The overwhelming word that comes to mind with Emma Donoghue’s Akin is ‘lukewarm,’ which as someone who tries to write down how I feel about the books I’ve read feels unsatisfying. Declare a position! But really, I could neither urge you to read or not read this one. It’s fine. If your book club picks it? Fine. If someone gifts it to you because it was on the bestseller table at the book store? Fine. If you pass over it at the used bookstore because there are seven copies and you’d rather take home [insert anything else] [except Girl on the Train] Fine.

I read it out of curiosity. I’d enjoyed Room  and Akin was getting lots of hype and I’m nothing if not easily persuaded by best-of lists and recommendations. And Akin does have reasons for recommendations: (1) it’s a tight plot – taking place in a little over ten days, it follows octogenarian Noah as he must unexpectedly take over the care for his grand-nephew, Michael, and still journey to his birthplace of Nice to discover the truth about his mother (Noah does, I mean). The focused plot gives the novel a short story-esque feel, and a relative certainty early on for the reader on how things between Michael and Noah are going to turn out. (Cue every plot ever about a troubled teenager and an equally-troubled-but-pretending-to-have-it-all-sorted adult like every teacher-disturbed class movie ever). (2) Michael is a well done character, and the questions he asks and his reactions feel sensible and in line with what his character would say or do.

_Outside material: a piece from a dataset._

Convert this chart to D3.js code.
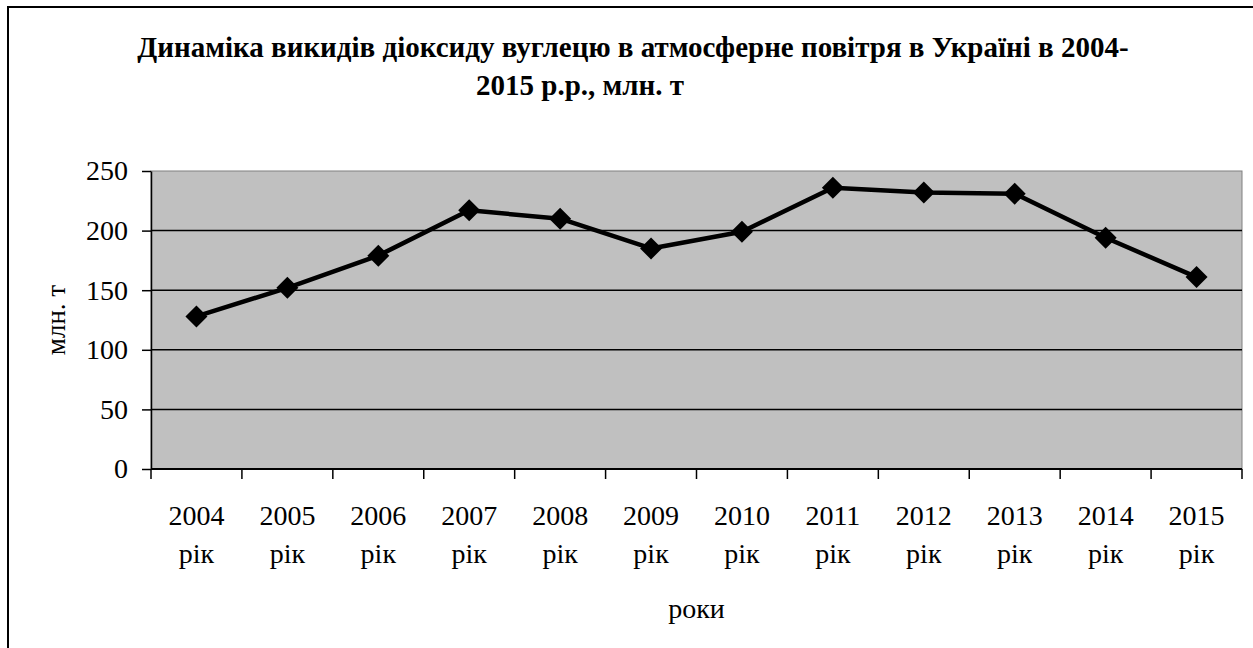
<!DOCTYPE html>
<html>
<head>
<meta charset="utf-8">
<script src="https://cdn.jsdelivr.net/npm/d3@7"></script>
<style>
  html, body { margin: 0; padding: 0; background: #fff; }
  svg { display: block; }
</style>
</head>
<body>
<svg id="chart" width="1253" height="648"></svg>
<script>
// Years shown on the category axis (two-line labels: year + "рік")
const years = ["2004", "2005", "2006", "2007", "2008", "2009", "2010", "2011", "2012", "2013", "2014", "2015"];
const yearSuffix = "рік";
// CO2 emissions, million tonnes
const emissions = [128, 152, 179, 217, 210, 185, 199, 236, 232, 231, 194, 161];
// Value axis ticks
const yTicks = [0, 50, 100, 150, 200, 250];

const titleLines = [
  "Динаміка викидів діоксиду вуглецю в атмосферне повітря в Україні в 2004-",
  "2015 р.р., млн. т"
];
const yTitle = "млн. т";
const xTitle = "роки";

const SERIF = "'Liberation Serif', 'Times New Roman', Tinos, Times, 'DejaVu Serif', serif";

const svg = d3.select("#chart").style("font-family", SERIF);
const W = 1253, H = 648;

function serifText(sel) {
  return sel.style("font-family", SERIF).attr("fill", "#000");
}

// outer chart frame (runs past the right and bottom edges)
svg.append("rect")
  .attr("x", 8).attr("y", 7)
  .attr("width", W + 20).attr("height", H + 20)
  .attr("fill", "#fff").attr("stroke", "#000").attr("stroke-width", 2);

const plot = { left: 151, right: 1242, top: 171, bottom: 469 };

const x = d3.scaleBand().domain(years).range([plot.left, plot.right]).padding(0);
const y = d3.scaleLinear().domain([0, 250]).range([plot.bottom, plot.top]);

// plot background
svg.append("rect")
  .attr("x", plot.left).attr("y", plot.top)
  .attr("width", plot.right - plot.left).attr("height", plot.bottom - plot.top)
  .attr("fill", "#c0c0c0").attr("stroke", "#808080").attr("stroke-width", 1);

// horizontal gridlines
svg.append("g")
  .selectAll("line")
  .data(yTicks.filter(d => d > 0 && d < 250))
  .join("line")
  .attr("x1", plot.left).attr("x2", plot.right)
  .attr("y1", d => y(d)).attr("y2", d => y(d))
  .attr("stroke", "#000").attr("stroke-width", 1.5);

// value axis
const yAxis = svg.append("g")
  .attr("transform", `translate(${plot.left},0)`)
  .call(d3.axisLeft(y).tickValues(yTicks).tickSize(9).tickPadding(14).tickSizeOuter(0));
yAxis.attr("font-family", null).attr("font-size", null);
yAxis.select(".domain").attr("stroke", "#000").attr("stroke-width", 1.5);
yAxis.selectAll(".tick line").attr("stroke", "#000").attr("stroke-width", 1.5);
yAxis.selectAll(".tick text").attr("font-size", 28).call(serifText);

// category axis: ticks sit on category boundaries
const boundaries = years.map(d => x(d)).concat([plot.right]);
svg.append("line")
  .attr("x1", plot.left).attr("x2", plot.right)
  .attr("y1", plot.bottom).attr("y2", plot.bottom)
  .attr("stroke", "#000").attr("stroke-width", 2);
svg.append("g").selectAll("line")
  .data(boundaries)
  .join("line")
  .attr("x1", d => d).attr("x2", d => d)
  .attr("y1", plot.bottom).attr("y2", plot.bottom + 10)
  .attr("stroke", "#000").attr("stroke-width", 1.5);

const xl = svg.append("g").selectAll("g")
  .data(years)
  .join("g")
  .attr("transform", d => `translate(${x(d) + x.bandwidth() / 2},0)`);
xl.append("text")
  .attr("y", 525).attr("text-anchor", "middle").attr("font-size", 28)
  .call(serifText)
  .text(d => d);
xl.append("text")
  .attr("y", 563).attr("text-anchor", "middle").attr("font-size", 28)
  .call(serifText)
  .text(yearSuffix);

// axis titles
svg.append("text")
  .attr("x", (plot.left + plot.right) / 2).attr("y", 618)
  .attr("text-anchor", "middle").attr("font-size", 28)
  .call(serifText)
  .text(xTitle);
svg.append("text")
  .attr("transform", `translate(65,${(plot.top + plot.bottom) / 2}) rotate(-90)`)
  .attr("text-anchor", "middle").attr("font-size", 27)
  .call(serifText)
  .text(yTitle);

// chart title
svg.append("text")
  .attr("x", 633).attr("y", 57)
  .attr("text-anchor", "middle").attr("font-size", 29).attr("font-weight", "bold")
  .call(serifText)
  .text(titleLines[0]);
svg.append("text")
  .attr("x", 580).attr("y", 95)
  .attr("text-anchor", "middle").attr("font-size", 29).attr("font-weight", "bold")
  .call(serifText)
  .text(titleLines[1]);

// series line
const pts = years.map((d, i) => [x(d) + x.bandwidth() / 2, y(emissions[i])]);
svg.append("path")
  .attr("d", d3.line()(pts))
  .attr("fill", "none").attr("stroke", "#000").attr("stroke-width", 4.5)
  .attr("stroke-linejoin", "round");

// diamond markers
svg.append("g").selectAll("path")
  .data(pts)
  .join("path")
  .attr("transform", d => `translate(${d[0]},${d[1]})`)
  .attr("d", "M0,-11L11,0L0,11L-11,0Z")
  .attr("fill", "#000");
</script>
</body>
</html>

And then there’s the reasons you could pass this one by: (1) The aforementioned obviousness of the outcome of the Noah-Michael dynamic and the somewhat alarming way in which having children is roughly inserted towards the end of the novel as a prime Purpose for living – an insult to folks who don’t have kids and an unreasonable burden to place on children (2) The entire plot line of investigating the backstory of Noah’s mother reads as both impossibly far-fetched and like a poorly grafted limb onto the main body of the story. Every time the two of them set out to investigate another piece of her backstory I was surprised again to find that the novel seemed to think Noah’s mother and Nazi history was the point of the book or the thematic center. Not so, novel. Figure out what you’re about and be about that. (Curious minds want to know? Themes of judgement, justice and redemption).

Taken together I remain… lukewarm. Convince me otherwise? Or don’t. With this one I really don’t care.